Source: Roy Morgan Single Source, April 2014 – March 2015 sample n = 51,882 Australians 14+

Local news is the preferred media content for over 10 million Australians (14+) at least once during the week, the latest media preference data from Roy Morgan Research shows.

Whether over breakfast, at mid-morning or lunchtime, in the afternoon, during dinner or after, in the 12 months to March 2015 over half of Australians (51%) said local news was the content they most wanted to see, hear or read one or more times across the week.   

Capital city residents are less likely than other Australians to cite local news as a weekday or weekend content preference (49%). Generally, the bigger the city the less interest in local news—from just 46% in Sydney and 47% in Melbourne, to 50% in Brisbane, 53% in Perth (and Canberra) and 54% in Adelaide. In Hobart, however, 64% want local news.

There is more appetite for local news overall—but also more disparity—across Australia’s 12 largest non-capital towns and urban areas. As in Sydney, there is a below-average desire for local news in its satellite cities Newcastle (49%) and Wollongong (50%), but Melbourne’s relative disinterest in local news is less apparent in Geelong (where 55% want local news), Bendigo (56%) and Ballarat (63%).

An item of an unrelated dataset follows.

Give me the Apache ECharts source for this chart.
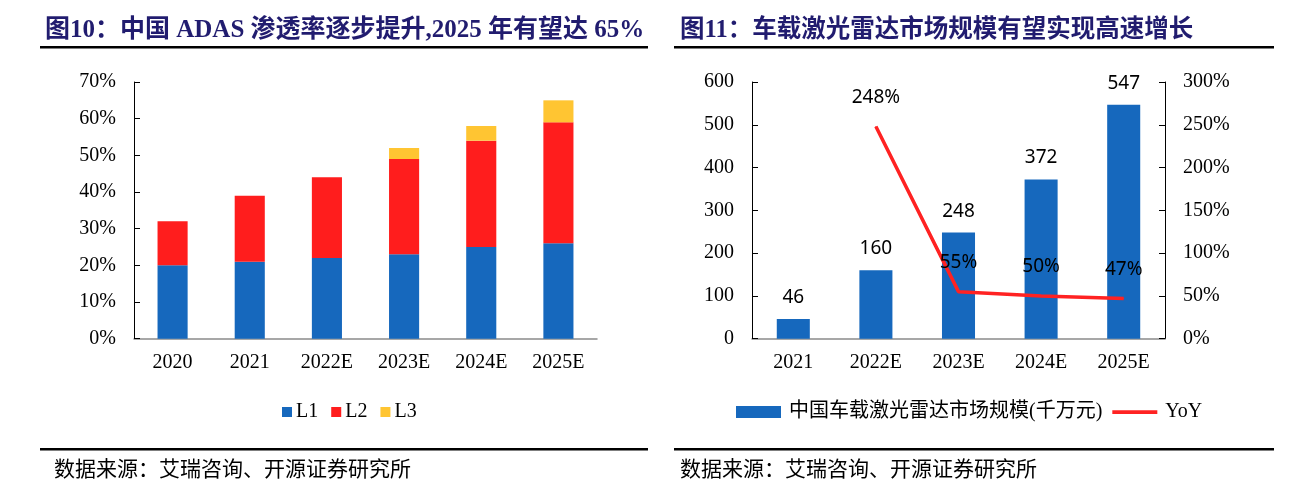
<!DOCTYPE html>
<html>
<head>
<meta charset="utf-8">
<script src="https://cdn.jsdelivr.net/npm/echarts@6/dist/echarts.min.js"></script>
<style>
html,body{margin:0;padding:0;background:#fff;}
#c{width:1296px;height:485px;}
</style>
</head>
<body>
<div id="c"></div>
<script>
// Left chart data (ADAS penetration, %)
const adasYears = ['2020', '2021', '2022E', '2023E', '2024E', '2025E'];
const l1 = [20, 21, 22, 23, 25, 26];
const l2 = [12, 18, 22, 26, 29, 33];
const l3 = [0, 0, 0, 3, 4, 6];
const leftTicks = [0, 10, 20, 30, 40, 50, 60, 70];

// Right chart data (LiDAR market size, 千万元 ; YoY %)
const lidarYears = ['2021', '2022E', '2023E', '2024E', '2025E'];
const marketSize = [46, 160, 248, 372, 547];
const yoy = [null, 248, 55, 50, 47];

const SERIF = '"Liberation Serif","Times New Roman","Noto Sans CJK SC",serif';
const CJK = '"Liberation Serif","Noto Sans CJK SC",serif';
const SANS = '"Noto Sans","DejaVu Sans",sans-serif';
const NAVY = '#211c6f';
const BLUE = '#1668bd';
const RED = '#ff1d1d';
const YELLOW = '#ffc532';
const LINE_RED = '#ff2222';

const chart = echarts.init(document.getElementById('c'));

const axisLabelStyle = {color: '#000', fontFamily: SERIF, fontSize: 20};

chart.setOption({
  animation: false,
  backgroundColor: '#fff',
  title: [
    {text: '图10：中国 ADAS 渗透率逐步提升,2025 年有望达 65%', left: 40, top: 13,
     textStyle: {color: NAVY, fontFamily: CJK, fontSize: 25, fontWeight: 'bold'}},
    {text: '图11：车载激光雷达市场规模有望实现高速增长', left: 675, top: 13,
     textStyle: {color: NAVY, fontFamily: CJK, fontSize: 24.5, fontWeight: 'bold'}},
    {text: '数据来源：艾瑞咨询、开源证券研究所', left: 49, top: 455,
     textStyle: {color: '#000', fontFamily: CJK, fontSize: 21, fontWeight: 'normal'}},
    {text: '数据来源：艾瑞咨询、开源证券研究所', left: 675, top: 455,
     textStyle: {color: '#000', fontFamily: CJK, fontSize: 21, fontWeight: 'normal'}}
  ],
  graphic: [
    {type: 'rect', shape: {x: 40, y: 46, width: 608, height: 2.5}, style: {fill: '#000'}},
    {type: 'rect', shape: {x: 674, y: 46, width: 600, height: 2.5}, style: {fill: '#000'}},
    {type: 'rect', shape: {x: 40, y: 448, width: 608, height: 2.5}, style: {fill: '#000'}},
    {type: 'rect', shape: {x: 674, y: 448, width: 600, height: 2.5}, style: {fill: '#000'}}
  ],
  legend: [
    {data: ['L1', 'L2', 'L3'], left: 277, top: 397, itemWidth: 10, itemHeight: 10, itemGap: 13,
     icon: 'rect',
     textStyle: {color: '#000', fontFamily: SERIF, fontSize: 20, padding: [0, 0, 0, -1]}},
    {data: [
       {name: '中国车载激光雷达市场规模(千万元)', icon: 'rect'},
       {name: 'YoY', icon: 'path://M0,0 L48,0 L48,4 L0,4 Z', itemStyle: {color: LINE_RED}}
     ],
     left: 731, top: 397, itemWidth: 45, itemHeight: 12, itemGap: 10,
     textStyle: {color: '#000', fontFamily: CJK, fontSize: 20, padding: [0, 0, 0, 3]}}
  ],
  grid: [
    {left: 134, right: 1296 - 597, top: 82, bottom: 146.3},
    {left: 752, right: 1296 - 1165, top: 82, bottom: 146.3}
  ],
  xAxis: [
    {type: 'category', gridIndex: 0, data: adasYears,
     axisLine: {lineStyle: {color: '#8a8a8a', width: 1.5}},
     axisTick: {inside: true, length: 5, lineStyle: {color: '#8a8a8a'}},
     axisLabel: Object.assign({margin: 14}, axisLabelStyle)},
    {type: 'category', gridIndex: 1, data: lidarYears,
     axisLine: {lineStyle: {color: '#8a8a8a', width: 1.5}},
     axisTick: {inside: true, length: 5, lineStyle: {color: '#8a8a8a'}},
     axisLabel: Object.assign({margin: 14}, axisLabelStyle)}
  ],
  yAxis: [
    {type: 'value', gridIndex: 0, min: leftTicks[0], max: leftTicks[leftTicks.length - 1], interval: 10,
     axisLine: {show: true, lineStyle: {color: '#000', width: 1}},
     axisTick: {show: true, inside: true, length: 6, lineStyle: {color: '#000'}},
     splitLine: {show: false},
     axisLabel: Object.assign({margin: 18, formatter: '{value}%'}, axisLabelStyle)},
    {type: 'value', gridIndex: 1, min: 0, max: 600, interval: 100,
     axisLine: {show: true, lineStyle: {color: '#000', width: 1}},
     axisTick: {show: true, inside: true, length: 6, lineStyle: {color: '#000'}},
     splitLine: {show: false},
     axisLabel: Object.assign({margin: 18}, axisLabelStyle)},
    {type: 'value', gridIndex: 1, position: 'right', min: 0, max: 300, interval: 50,
     axisLine: {show: true, lineStyle: {color: '#000', width: 1}},
     axisTick: {show: true, inside: true, length: 6, lineStyle: {color: '#000'}},
     splitLine: {show: false},
     axisLabel: Object.assign({margin: 18, formatter: '{value}%'}, axisLabelStyle)}
  ],
  series: [
    {name: 'L1', type: 'bar', stack: 'a', xAxisIndex: 0, yAxisIndex: 0, data: l1,
     barWidth: '39%', itemStyle: {color: BLUE}},
    {name: 'L2', type: 'bar', stack: 'a', xAxisIndex: 0, yAxisIndex: 0, data: l2,
     itemStyle: {color: RED}},
    {name: 'L3', type: 'bar', stack: 'a', xAxisIndex: 0, yAxisIndex: 0, data: l3,
     itemStyle: {color: YELLOW}},
    {name: '中国车载激光雷达市场规模(千万元)', type: 'bar', xAxisIndex: 1, yAxisIndex: 1, data: marketSize,
     barWidth: '40%', itemStyle: {color: BLUE},
     label: {show: true, position: 'top', distance: 12, color: '#000', fontFamily: SANS, fontSize: 19}},
    {name: 'YoY', type: 'line', xAxisIndex: 1, yAxisIndex: 2, data: yoy,
     symbol: 'circle', symbolSize: 1, showSymbol: true,
     lineStyle: {color: LINE_RED, width: 3.5}, itemStyle: {color: LINE_RED}, z: 5,
     label: {show: true, position: 'top', distance: 19, color: '#000', fontFamily: SANS, fontSize: 19,
             formatter: '{c}%'}}
  ]
});
</script>
</body>
</html>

Proportion who want Local news

Source: Roy Morgan Single Source, April 2014 – March 2015 sample n = 51,882 Australians 14+

In Queensland, the popularity of local news rises the farther you get from Brisbane: from 52% on the Gold Coast, 54% in Toowoomba and 57% on the Sunshine Coast, up to  60% in Townsville and 63% in Cairns. Of these 12 largest towns, local news scores highest in Albury (69%) and, mirroring Hobart’s high preference rate, Launceston (71%).

Across even smaller towns and rural areas, an average 56% of residents cite local news as a content preference at some point during weekdays or the weekend.

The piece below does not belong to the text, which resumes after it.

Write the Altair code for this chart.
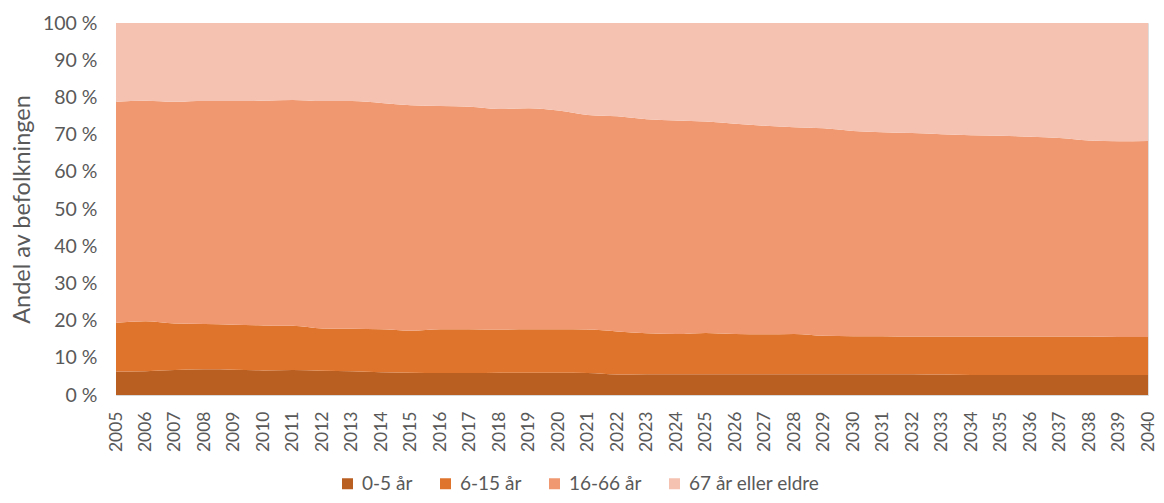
import altair as alt
import pandas as pd

years = list(range(2005, 2041))
groups = ["0-5 år", "6-15 år", "16-66 år", "67 år eller eldre"]
colors = ["#BA5F22", "#DF742C", "#F09870", "#F5C2B1"]

age_0_5 = [6.3, 6.4, 6.7, 6.9, 6.8, 6.6, 6.7, 6.5, 6.4, 6.1, 6.0, 5.9, 5.9, 6.0, 6.0, 6.0,
           5.9, 5.5, 5.6, 5.6, 5.6, 5.6, 5.6, 5.6, 5.6, 5.6, 5.6, 5.6, 5.5, 5.4, 5.4, 5.4,
           5.4, 5.4, 5.4, 5.4]
age_6_15 = [13.1, 13.4, 12.5, 12.2, 12.1, 12.1, 11.9, 11.4, 11.4, 11.6, 11.3, 11.8, 11.8, 11.6,
            11.7, 11.7, 11.7, 11.6, 11.0, 10.8, 11.1, 10.8, 10.7, 10.8, 10.3, 10.2, 10.2, 10.1,
            10.2, 10.3, 10.3, 10.3, 10.3, 10.3, 10.2, 10.2]
age_16_66 = [59.4, 59.3, 59.6, 59.9, 60.1, 60.4, 60.7, 61.1, 61.2, 60.8, 60.6, 60.0, 59.8, 59.3,
             59.4, 58.8, 57.7, 57.8, 57.5, 57.4, 56.8, 56.5, 56.1, 55.6, 55.8, 55.2, 54.8, 54.7,
             54.4, 54.1, 54.0, 53.7, 53.4, 52.7, 52.6, 52.7]
age_67 = [21.2, 20.9, 21.2, 21.0, 21.0, 20.9, 20.7, 21.0, 21.0, 21.5, 22.1, 22.3, 22.5, 23.1,
          22.9, 23.5, 24.7, 25.1, 25.9, 26.2, 26.5, 27.1, 27.6, 28.0, 28.3, 29.0, 29.4, 29.6,
          29.9, 30.2, 30.3, 30.6, 30.9, 31.6, 31.8, 31.7]

series = [age_0_5, age_6_15, age_16_66, age_67]
rows = []
for gi, (g, vals) in enumerate(zip(groups, series)):
    for y, v in zip(years, vals):
        rows.append({"year": y, "group": g, "idx": gi, "value": v})
df = pd.DataFrame(rows)

FONT = "Lato"
TXT = "#595959"

chart = alt.Chart(df).mark_area(interpolate="monotone").encode(
    x=alt.X("year:Q",
            scale=alt.Scale(domain=[2005, 2040], nice=False, zero=False),
            axis=alt.Axis(values=years, format="d", labelAngle=-90, title=None,
                          ticks=False, labelPadding=16, domainColor="#D9D9D9",
                          labelFontSize=17.5, labelColor=TXT, labelFont=FONT,
                          grid=False, labelOverlap=False, labelBound=False)),
    y=alt.Y("value:Q", stack="zero",
            scale=alt.Scale(domain=[0, 100], nice=False),
            axis=alt.Axis(values=list(range(0, 101, 10)), labelExpr="datum.value + ' %'",
                          title="Andel av befolkningen", titleFontSize=23.5, titleFont=FONT,
                          titleFontWeight="normal", titleColor=TXT, titlePadding=8,
                          labelFontSize=19.5, labelColor=TXT, labelFont=FONT,
                          labelPadding=19, ticks=False, domain=False, grid=False)),
    color=alt.Color("group:N",
                    scale=alt.Scale(domain=groups, range=colors),
                    legend=alt.Legend(title=None, orient="none", direction="horizontal",
                                      legendX=222, legendY=451,
                                      symbolType="square", symbolSize=121,
                                      symbolStrokeWidth=0, symbolOpacity=1,
                                      labelFontSize=19, labelColor=TXT, labelFont=FONT,
                                      columnPadding=23, labelOffset=5)),
    order=alt.Order("idx:Q", sort="ascending"),
).properties(
    width=1032, height=372,
    autosize=alt.AutoSizeParams(type="none"),
    padding={"left": 108, "top": 15, "right": 8, "bottom": 100},
).configure_view(stroke=None).configure(background="white")

chart.save("out.html", embed_options={"renderer": "svg", "actions": False})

Stay tuned for our upcoming Community and Regional Newspaper Readership results.

Michele Levine – CEO, Roy Morgan Research, says:

“Around 2.5 million Australians 14+ live in one of these 12 towns or non-capital urban areas. Compared with city-dwellers, they are more likely to be smaller, older or mid-life households—but not as much as those in rural areas.

“These mid-sized places represent a space between city and rural that is often misunderstood, or even unacknowledged, by marketers. Our large and country-wide rolling survey allows us to investigate town residents as a distinct group as well as the individual dynamics of each town, and their residents’ media usage, purchasing intentions, values, demographics and attitudes.  

“These towns represent a worthwhile potential market for Australian and international businesses looking to expand beyond a competitive, city-centric view and capitalise on owning smaller markets. But to do this, you first need to understand them deeper than simply as ‘non-capital-city’ residents.”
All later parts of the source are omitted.